> _Directions for this task_: Extract, in full, the lines below, beginning at the first and ending with the line that contains "from bokeh.resources import INLINE". Pictures do not belong in the copy.

> _Data extract_:
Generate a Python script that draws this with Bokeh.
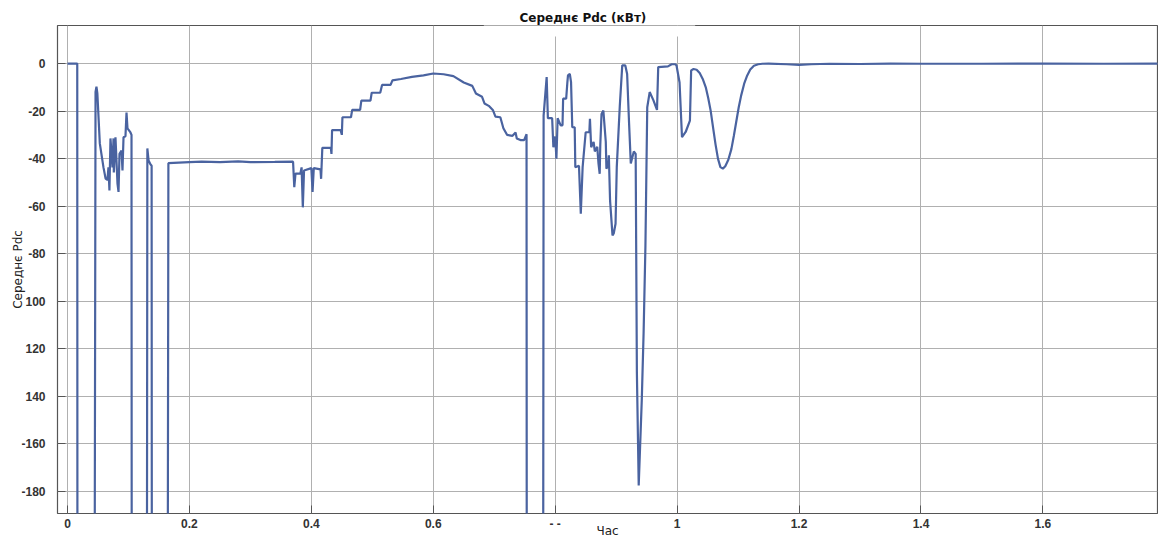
from bokeh.plotting import figure
from bokeh.models import Range1d, FixedTicker, Label
from bokeh.embed import file_html
from bokeh.resources import INLINE

# time (s) and averaged Pdc (kW); -300 = below the visible range
time_s = [0.000, 0.0160, 0.0164, 0.0440, 0.0460, 0.0475, 0.0490, 0.0530, 0.0590, 0.0625,
          0.0655, 0.0672, 0.0688, 0.0705, 0.0738, 0.0755, 0.0760, 0.0787, 0.0820, 0.0837,
          0.0853, 0.0886, 0.0902, 0.0919, 0.0951, 0.0968, 0.0984, 0.1033, 0.1050, 0.1055,
          0.1300, 0.1310, 0.1330, 0.1360, 0.1380, 0.1385, 0.1640, 0.1655, 0.2000, 0.2200,
          0.2500, 0.2800, 0.3000, 0.3400, 0.3700, 0.3720, 0.3740, 0.3820, 0.3840, 0.3860,
          0.3880, 0.4000, 0.4020, 0.4040, 0.4150, 0.4160, 0.4180, 0.4320, 0.4330, 0.4340,
          0.4480, 0.4500, 0.4510, 0.4650, 0.4670, 0.4800, 0.4820, 0.4970, 0.4990, 0.5130,
          0.5160, 0.5300, 0.5330, 0.5470, 0.5650, 0.5840, 0.6000, 0.6170, 0.6330, 0.6500,
          0.6640, 0.6700, 0.6800, 0.6840, 0.6910, 0.6980, 0.7020, 0.7100, 0.7150, 0.7210,
          0.7300, 0.7350, 0.7370, 0.7430, 0.7490, 0.7530, 0.7535, 0.7800, 0.7810, 0.7860,
          0.7880, 0.7950, 0.7970, 0.8000, 0.8020, 0.8040, 0.8090, 0.8120, 0.8130, 0.8180,
          0.8200, 0.8210, 0.8240, 0.8260, 0.8280, 0.8320, 0.8330, 0.8390, 0.8420, 0.8450,
          0.8500, 0.8560, 0.8570, 0.8590, 0.8630, 0.8650, 0.8690, 0.8710, 0.8730, 0.8740,
          0.8760, 0.8790, 0.8830, 0.8840, 0.8870, 0.8880, 0.8900, 0.8940, 0.8960, 0.8990,
          0.9010, 0.9060, 0.9100, 0.9150, 0.9180, 0.9210, 0.9240, 0.9270, 0.9290, 0.9320,
          0.9340, 0.9370, 0.9420, 0.9450, 0.9480, 0.9510, 0.9550, 0.9610, 0.9670, 0.9690,
          0.9850, 0.9910, 0.9970, 0.9990, 1.0040, 1.0080, 1.0140, 1.0210, 1.0230, 1.0270,
          1.0320, 1.0370, 1.0420, 1.0470, 1.0510, 1.0550, 1.0590, 1.0630, 1.0670, 1.0710,
          1.0750, 1.0790, 1.0840, 1.0890, 1.0930, 1.0970, 1.1010, 1.1050, 1.1100, 1.1150,
          1.1200, 1.1260, 1.1330, 1.1400, 1.1500, 1.1800, 1.2000, 1.2200, 1.2500, 1.3000,
          1.3500, 1.4000, 1.5000, 1.6000, 1.7000, 1.7900]
pdc_kw = [0, 0, -300, -300, -12, -9.7, -12.6, -33.6, -43.7, -48.4,
          -49, -43.7, -53.4, -31.5, -43.7, -31.5, -45.8, -31, -50.5, -54,
          -38, -36.6, -45, -31, -30.6, -20.6, -27.3, -29, -30, -300,
          -300, -35.7, -40.8, -42.4, -43, -300, -300, -41.9, -41.5, -41.3,
          -41.5, -41.2, -41.5, -41.4, -41.3, -52, -46.3, -46.3, -43.7, -60.5,
          -45, -44, -54, -44, -44.5, -48.5, -35.5, -35.5, -38, -28,
          -28, -30, -22.6, -22.6, -19.5, -19.5, -15.6, -15.6, -12.3, -12.3,
          -9, -9, -7.1, -6.5, -5.6, -5, -4.2, -4.5, -5.3, -8,
          -9.4, -12.6, -14, -16.8, -17.8, -19.7, -22.3, -22.6, -27.2, -30,
          -30.4, -29, -31.5, -32.2, -32.2, -29.7, -300, -300, -21.9, -5.7,
          -23, -23, -35.2, -30.7, -40, -23, -26, -26, -14.8, -14.8,
          -7.8, -5, -4.4, -7.8, -26.8, -26.8, -43.6, -43, -63.2, -43.6,
          -28.9, -28.9, -23.3, -35.2, -33, -37, -35, -42, -46.4, -34,
          -21.2, -19.8, -33, -44.3, -42.5, -38.6, -57.6, -72.3, -71.5, -67.4,
          -43.6, -17.7, -0.8, -0.8, -4.4, -24, -42, -39, -37, -38,
          -130, -177.5, -141.7, -113.5, -77, -18.4, -12, -15.4, -19.5, -1.5,
          -1.2, -0.3, -0.3, -0.8, -8, -31, -28.8, -24, -2.9, -2.3,
          -2.6, -4.0, -6.5, -10, -14.5, -19.8, -27, -34, -40, -43.6,
          -44.2, -43.2, -40.5, -36, -30.5, -24.5, -18.5, -13.5, -8.5, -5,
          -2.5, -0.9, -0.3, -0.1, 0, -0.3, -0.6, -0.3, -0.1, -0.2,
          0, -0.1, -0.1, 0, -0.1, 0]

x_ticks = [0, 0.2, 0.4, 0.6, 0.8, 1.0, 1.2, 1.4, 1.6]
x_tick_labels = ["0", "0.2", "0.4", "0.6", "- -", "1", "1.2", "1.4", "1.6"]
y_ticks = [0, -20, -40, -60, -80, -100, -120, -140, -160, -180]
y_tick_labels = ["0", "-20", "-40", "-60", "-80", "100", "120", "140", "-160", "-180"]

title_text = "Середнє Pdc (кВт)"
x_label = "Час"
y_label = "Середнє Pdc"

p = figure(width=1158, height=540, output_backend="svg", toolbar_location=None,
           x_range=Range1d(-0.0164, 1.788), y_range=Range1d(-189.3, 16.0),
           min_border_left=57, min_border_right=1, min_border_top=25, min_border_bottom=27,
           title=title_text)
p.background_fill_color = "white"
p.border_fill_color = "white"
p.outline_line_color = "#555555"
p.outline_line_width = 1.2

p.title.text_font = "DejaVu Sans"
p.title.text_font_style = "bold"
p.title.text_font_size = "12px"
p.title.text_color = "#111111"
p.title.align = "left"
p.title.offset = 462
p.title.standoff = 1

p.line(time_s, pdc_kw, line_color="#4a63a0", line_width=2.2)

for ax, ticks, labels in ((p.xaxis[0], x_ticks, x_tick_labels), (p.yaxis[0], y_ticks, y_tick_labels)):
    ax.ticker = FixedTicker(ticks=ticks)
    ax.major_label_overrides = {t: l for t, l in zip(ticks, labels)}
    ax.axis_line_color = None
    ax.major_tick_in = 8
    ax.major_tick_out = 0
    ax.major_tick_line_color = "#555555"
    ax.minor_tick_line_color = None
    ax.major_label_text_font = "Liberation Sans"
    ax.major_label_text_font_style = "bold"
    ax.major_label_text_font_size = "12px"
    ax.major_label_text_color = "#333333"
    ax.axis_label_text_font = "DejaVu Sans"
    ax.axis_label_text_font_style = "normal"
    ax.axis_label_text_font_size = "12px"
    ax.axis_label_text_color = "#222222"
p.xaxis[0].axis_label = x_label
p.yaxis[0].axis_label = y_label
p.xaxis[0].major_label_standoff = 3
p.xaxis[0].axis_label_standoff = -10
p.yaxis[0].major_label_standoff = 12
p.yaxis[0].axis_label_standoff = -7

for g in (p.xgrid[0], p.ygrid[0]):
    g.grid_line_color = "#b0b0b0"
    g.grid_line_width = 1
p.xgrid[0].ticker = FixedTicker(ticks=x_ticks)
p.ygrid[0].ticker = FixedTicker(ticks=y_ticks)

# white gap in the frame's top edge behind the title (screen units from the frame's bottom-left)
p.add_layout(Label(x=532, y=490, x_units="screen", y_units="screen", text=" ",
                   text_font_size="12px", text_align="center", text_baseline="middle",
                   background_fill_color="white",
                   padding=dict(left=104, right=104, top=6, bottom=6)))

open("out.html", "w").write(file_html(p, INLINE))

> _Task result_:
Generate a Python script that draws this with Bokeh.
from bokeh.plotting import figure
from bokeh.models import Range1d, FixedTicker, Label
from bokeh.embed import file_html
from bokeh.resources import INLINE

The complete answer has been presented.